Direction = Leave out the pictures and set down exactly the lines from the start of the listing through the one with "35, 40, 45]", both included.

* * * *

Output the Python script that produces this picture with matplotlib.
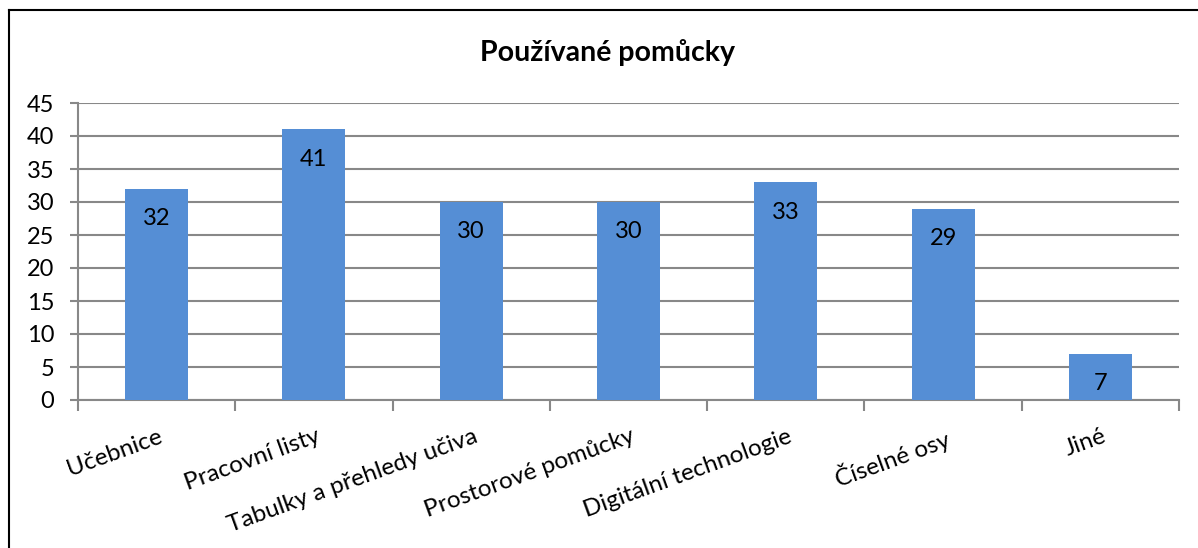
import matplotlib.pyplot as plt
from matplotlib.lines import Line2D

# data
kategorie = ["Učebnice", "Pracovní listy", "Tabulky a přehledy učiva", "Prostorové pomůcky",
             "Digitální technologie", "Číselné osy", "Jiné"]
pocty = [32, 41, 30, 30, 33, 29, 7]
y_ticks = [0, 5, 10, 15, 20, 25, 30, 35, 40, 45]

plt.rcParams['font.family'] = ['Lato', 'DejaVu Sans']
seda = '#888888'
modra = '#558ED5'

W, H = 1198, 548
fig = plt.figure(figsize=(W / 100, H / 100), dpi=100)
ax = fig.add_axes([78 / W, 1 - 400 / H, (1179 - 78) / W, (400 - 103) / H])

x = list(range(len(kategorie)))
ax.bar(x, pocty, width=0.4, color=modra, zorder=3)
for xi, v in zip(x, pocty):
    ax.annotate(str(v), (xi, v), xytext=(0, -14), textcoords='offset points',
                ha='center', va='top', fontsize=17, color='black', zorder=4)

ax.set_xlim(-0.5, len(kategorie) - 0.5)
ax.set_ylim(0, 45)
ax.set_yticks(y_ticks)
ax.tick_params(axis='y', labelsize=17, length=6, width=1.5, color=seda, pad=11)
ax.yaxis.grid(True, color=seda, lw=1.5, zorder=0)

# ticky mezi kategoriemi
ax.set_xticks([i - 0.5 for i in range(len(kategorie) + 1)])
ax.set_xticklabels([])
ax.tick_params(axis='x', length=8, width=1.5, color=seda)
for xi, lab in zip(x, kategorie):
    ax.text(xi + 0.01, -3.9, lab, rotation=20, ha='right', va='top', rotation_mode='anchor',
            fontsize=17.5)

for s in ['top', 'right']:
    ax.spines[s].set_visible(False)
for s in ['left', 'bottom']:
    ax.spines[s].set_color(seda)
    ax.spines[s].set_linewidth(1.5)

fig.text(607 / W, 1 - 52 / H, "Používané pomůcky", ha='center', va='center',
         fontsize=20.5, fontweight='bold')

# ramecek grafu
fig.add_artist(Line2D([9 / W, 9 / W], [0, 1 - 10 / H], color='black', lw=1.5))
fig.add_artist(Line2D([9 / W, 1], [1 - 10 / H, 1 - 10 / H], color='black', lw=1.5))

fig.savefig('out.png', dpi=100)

* * * *

Output for this exercise =
Output the Python script that produces this picture with matplotlib.
import matplotlib.pyplot as plt
from matplotlib.lines import Line2D

# data
kategorie = ["Učebnice", "Pracovní listy", "Tabulky a přehledy učiva", "Prostorové pomůcky",
             "Digitální technologie", "Číselné osy", "Jiné"]
pocty = [32, 41, 30, 30, 33, 29, 7]
y_ticks = [0, 5, 10, 15, 20, 25, 30, 35, 40, 45]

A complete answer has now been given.